In a village called Safina, about 45-km south of Mosul, IS was blamed for executing 15 civilians before throwing their bodies in a river, possibly to strike terror among other residents.

On October 19 also in Safina, extremist fighters "reportedly tied six civilians to a vehicle by their hands and dragged them around the village, apparently simply because they were related to a particular tribal leader fighting against ISIL," Colville said, using another acronym for IS, also called Daesh or ISIS.

Iraqi security forces found another 70 bodies riddled with bullet wounds on October 20 in the nearby Tuloul Naser village. Colville said it was not immediately clear who was responsible for their deaths.

And on Saturday, IS gunmen allegedly shot dead three women and three girls during a forced march in Rufeila village south of Mosul.

The group was killed because they were struggling to keep up, likely because one of the girls who was ultimately shot dead had a physical disability, the rights office said.

The 50 police officers who had been held hostage by IS were reportedly executed in a building outside Mosul on Sunday, Colville told reporters in Geneva.

"We very much fear that these will not be the last such reports we receive of such barbaric acts by ISIL," he said.

He added that all the allegations "need a bit more (investigative) work" before the UN can conclusively say they took place.

The rights office also restated its fears that IS will use civilians in Mosul as human shields as Iraqi forces fight to retake the city in an operation backed by a US-led coalition.Human rights officials believe IS is moving residents into the city to use them as human shields as the noose tightens around Mosul, and the killings are designed to discourage locals from rising up against the group.

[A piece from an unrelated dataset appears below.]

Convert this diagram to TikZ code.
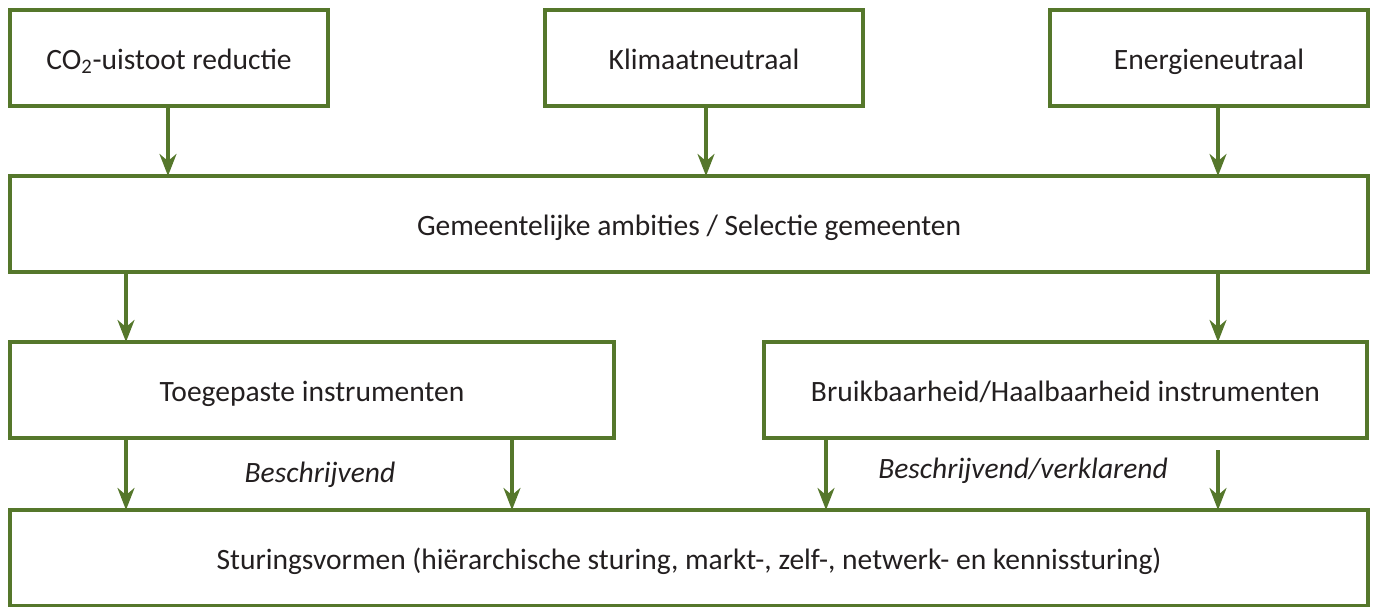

The executions were in line with past atrocities carried out by the group in its rampage across the Nineveh plains of northern Iraq. When it conquered the towns surrounding Mosul, the group evicted the vast majority of the area’s Christian population which had lived there for two centuries, and launched a campaign of genocide against the ancient Yazidi community, capturing thousands of women and girls who were sold into sexual slavery.

When it captured Saddam Hussein’s hometown of Tikrit, the group carried out a mass slaughter of up to 1,600 Shia army cadets in its single worst atrocity of the wars in Syria and Iraq. Isis also destroyed innumerable other shrines and heritage sites.